*COLLECTED MATERIAL*:

★ ★ ★ ★ ★ ★ ★

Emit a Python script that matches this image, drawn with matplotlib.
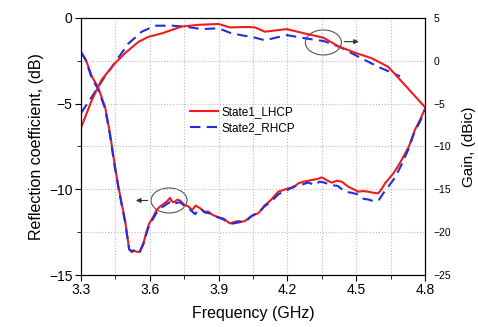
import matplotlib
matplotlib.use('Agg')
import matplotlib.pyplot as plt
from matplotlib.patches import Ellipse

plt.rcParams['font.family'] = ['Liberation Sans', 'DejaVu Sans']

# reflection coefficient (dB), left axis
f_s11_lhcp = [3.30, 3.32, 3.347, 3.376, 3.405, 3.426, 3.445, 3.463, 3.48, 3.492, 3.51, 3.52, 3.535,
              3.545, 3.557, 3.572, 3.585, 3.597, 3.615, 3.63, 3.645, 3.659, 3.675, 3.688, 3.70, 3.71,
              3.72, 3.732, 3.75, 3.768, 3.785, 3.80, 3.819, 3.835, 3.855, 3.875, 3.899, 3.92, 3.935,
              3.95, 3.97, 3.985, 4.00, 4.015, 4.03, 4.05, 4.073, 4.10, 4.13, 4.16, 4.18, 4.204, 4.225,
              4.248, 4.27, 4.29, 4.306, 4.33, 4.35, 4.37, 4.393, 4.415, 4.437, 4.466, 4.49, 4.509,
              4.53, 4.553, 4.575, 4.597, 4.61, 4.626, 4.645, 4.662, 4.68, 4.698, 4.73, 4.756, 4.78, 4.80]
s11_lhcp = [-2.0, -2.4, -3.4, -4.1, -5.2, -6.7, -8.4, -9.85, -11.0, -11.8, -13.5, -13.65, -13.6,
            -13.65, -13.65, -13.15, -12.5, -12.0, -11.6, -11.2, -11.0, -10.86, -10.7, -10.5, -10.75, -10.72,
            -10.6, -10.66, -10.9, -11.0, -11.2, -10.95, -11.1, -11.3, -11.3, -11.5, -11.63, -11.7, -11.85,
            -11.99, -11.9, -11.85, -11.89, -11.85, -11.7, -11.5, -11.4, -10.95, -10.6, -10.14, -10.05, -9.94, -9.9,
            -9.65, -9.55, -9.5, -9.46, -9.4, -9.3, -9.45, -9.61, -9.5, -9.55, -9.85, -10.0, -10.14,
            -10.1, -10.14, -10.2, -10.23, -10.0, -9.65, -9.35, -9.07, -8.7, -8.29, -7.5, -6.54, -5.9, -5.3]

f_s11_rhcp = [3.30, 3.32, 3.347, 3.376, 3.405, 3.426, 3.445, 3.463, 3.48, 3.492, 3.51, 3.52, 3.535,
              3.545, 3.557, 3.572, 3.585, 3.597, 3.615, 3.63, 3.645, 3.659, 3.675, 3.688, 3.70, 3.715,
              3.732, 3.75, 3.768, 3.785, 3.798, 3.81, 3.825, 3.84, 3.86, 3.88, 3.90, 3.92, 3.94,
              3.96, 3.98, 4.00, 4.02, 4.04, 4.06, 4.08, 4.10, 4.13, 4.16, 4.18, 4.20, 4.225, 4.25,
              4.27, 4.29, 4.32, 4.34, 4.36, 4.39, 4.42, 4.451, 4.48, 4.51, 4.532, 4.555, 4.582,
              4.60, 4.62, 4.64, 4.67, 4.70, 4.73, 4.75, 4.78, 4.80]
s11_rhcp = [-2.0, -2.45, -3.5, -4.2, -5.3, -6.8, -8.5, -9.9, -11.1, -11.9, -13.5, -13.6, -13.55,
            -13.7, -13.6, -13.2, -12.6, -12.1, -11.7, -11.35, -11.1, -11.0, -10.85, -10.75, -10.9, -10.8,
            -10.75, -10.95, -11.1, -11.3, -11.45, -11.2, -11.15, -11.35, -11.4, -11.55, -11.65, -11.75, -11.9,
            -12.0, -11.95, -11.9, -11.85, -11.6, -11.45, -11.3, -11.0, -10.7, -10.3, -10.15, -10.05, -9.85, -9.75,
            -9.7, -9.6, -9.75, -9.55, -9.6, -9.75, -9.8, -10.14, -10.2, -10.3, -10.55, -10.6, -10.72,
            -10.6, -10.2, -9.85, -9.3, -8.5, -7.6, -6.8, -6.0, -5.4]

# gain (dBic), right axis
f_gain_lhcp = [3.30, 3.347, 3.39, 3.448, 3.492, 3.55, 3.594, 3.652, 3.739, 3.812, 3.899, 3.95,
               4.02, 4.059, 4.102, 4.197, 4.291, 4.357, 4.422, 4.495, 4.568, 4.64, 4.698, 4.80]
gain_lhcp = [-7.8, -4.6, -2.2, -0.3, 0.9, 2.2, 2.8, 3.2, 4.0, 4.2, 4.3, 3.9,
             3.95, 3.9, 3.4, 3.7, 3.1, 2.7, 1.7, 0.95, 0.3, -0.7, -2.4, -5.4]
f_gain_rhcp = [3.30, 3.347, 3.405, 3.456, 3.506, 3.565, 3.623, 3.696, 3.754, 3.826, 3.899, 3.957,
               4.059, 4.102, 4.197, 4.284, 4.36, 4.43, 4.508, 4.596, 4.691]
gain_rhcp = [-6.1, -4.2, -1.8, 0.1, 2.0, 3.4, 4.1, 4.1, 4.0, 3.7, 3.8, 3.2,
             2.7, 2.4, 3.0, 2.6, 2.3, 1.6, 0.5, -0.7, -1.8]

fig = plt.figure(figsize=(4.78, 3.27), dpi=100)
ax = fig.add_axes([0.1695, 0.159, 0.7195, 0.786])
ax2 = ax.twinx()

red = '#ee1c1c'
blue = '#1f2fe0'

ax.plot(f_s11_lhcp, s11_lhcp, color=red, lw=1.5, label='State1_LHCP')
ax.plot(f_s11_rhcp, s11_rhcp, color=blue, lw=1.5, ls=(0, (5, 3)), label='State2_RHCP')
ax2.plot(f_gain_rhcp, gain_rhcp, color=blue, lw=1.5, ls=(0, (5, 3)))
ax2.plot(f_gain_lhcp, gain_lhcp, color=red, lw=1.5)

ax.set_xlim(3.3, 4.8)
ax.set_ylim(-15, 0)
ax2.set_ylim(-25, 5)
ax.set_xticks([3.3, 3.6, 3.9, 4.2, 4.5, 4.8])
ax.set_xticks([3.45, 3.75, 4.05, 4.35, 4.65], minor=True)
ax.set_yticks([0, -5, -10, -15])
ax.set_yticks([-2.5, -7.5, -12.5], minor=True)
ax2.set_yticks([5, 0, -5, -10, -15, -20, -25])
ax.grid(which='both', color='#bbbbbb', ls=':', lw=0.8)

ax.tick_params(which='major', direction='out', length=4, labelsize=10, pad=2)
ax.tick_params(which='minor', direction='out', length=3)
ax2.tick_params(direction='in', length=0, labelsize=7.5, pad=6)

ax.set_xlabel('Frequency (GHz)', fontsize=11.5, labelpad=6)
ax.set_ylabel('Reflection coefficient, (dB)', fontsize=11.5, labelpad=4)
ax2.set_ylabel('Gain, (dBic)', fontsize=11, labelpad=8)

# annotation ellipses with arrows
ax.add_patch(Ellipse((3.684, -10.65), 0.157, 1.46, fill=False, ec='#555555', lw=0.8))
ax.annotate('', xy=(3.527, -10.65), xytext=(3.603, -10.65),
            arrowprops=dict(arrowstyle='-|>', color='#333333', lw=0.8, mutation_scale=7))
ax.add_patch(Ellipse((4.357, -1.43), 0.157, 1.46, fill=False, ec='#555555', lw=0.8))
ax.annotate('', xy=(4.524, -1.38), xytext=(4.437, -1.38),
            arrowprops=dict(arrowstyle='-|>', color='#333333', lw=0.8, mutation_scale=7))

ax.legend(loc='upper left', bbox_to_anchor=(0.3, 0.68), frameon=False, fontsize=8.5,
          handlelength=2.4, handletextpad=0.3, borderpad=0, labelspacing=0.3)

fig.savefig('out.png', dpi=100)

★ ★ ★ ★ ★ ★ ★

*WHAT YOU NEED TO DO*:
Print the data above verbatim from the first line through the line holding "-6.54, -5.9, -5.3]", leaving every picture out.

*TASK SOLUTION*:
Emit a Python script that matches this image, drawn with matplotlib.
import matplotlib
matplotlib.use('Agg')
import matplotlib.pyplot as plt
from matplotlib.patches import Ellipse

plt.rcParams['font.family'] = ['Liberation Sans', 'DejaVu Sans']

# reflection coefficient (dB), left axis
f_s11_lhcp = [3.30, 3.32, 3.347, 3.376, 3.405, 3.426, 3.445, 3.463, 3.48, 3.492, 3.51, 3.52, 3.535,
              3.545, 3.557, 3.572, 3.585, 3.597, 3.615, 3.63, 3.645, 3.659, 3.675, 3.688, 3.70, 3.71,
              3.72, 3.732, 3.75, 3.768, 3.785, 3.80, 3.819, 3.835, 3.855, 3.875, 3.899, 3.92, 3.935,
              3.95, 3.97, 3.985, 4.00, 4.015, 4.03, 4.05, 4.073, 4.10, 4.13, 4.16, 4.18, 4.204, 4.225,
              4.248, 4.27, 4.29, 4.306, 4.33, 4.35, 4.37, 4.393, 4.415, 4.437, 4.466, 4.49, 4.509,
              4.53, 4.553, 4.575, 4.597, 4.61, 4.626, 4.645, 4.662, 4.68, 4.698, 4.73, 4.756, 4.78, 4.80]
s11_lhcp = [-2.0, -2.4, -3.4, -4.1, -5.2, -6.7, -8.4, -9.85, -11.0, -11.8, -13.5, -13.65, -13.6,
            -13.65, -13.65, -13.15, -12.5, -12.0, -11.6, -11.2, -11.0, -10.86, -10.7, -10.5, -10.75, -10.72,
            -10.6, -10.66, -10.9, -11.0, -11.2, -10.95, -11.1, -11.3, -11.3, -11.5, -11.63, -11.7, -11.85,
            -11.99, -11.9, -11.85, -11.89, -11.85, -11.7, -11.5, -11.4, -10.95, -10.6, -10.14, -10.05, -9.94, -9.9,
            -9.65, -9.55, -9.5, -9.46, -9.4, -9.3, -9.45, -9.61, -9.5, -9.55, -9.85, -10.0, -10.14,
            -10.1, -10.14, -10.2, -10.23, -10.0, -9.65, -9.35, -9.07, -8.7, -8.29, -7.5, -6.54, -5.9, -5.3]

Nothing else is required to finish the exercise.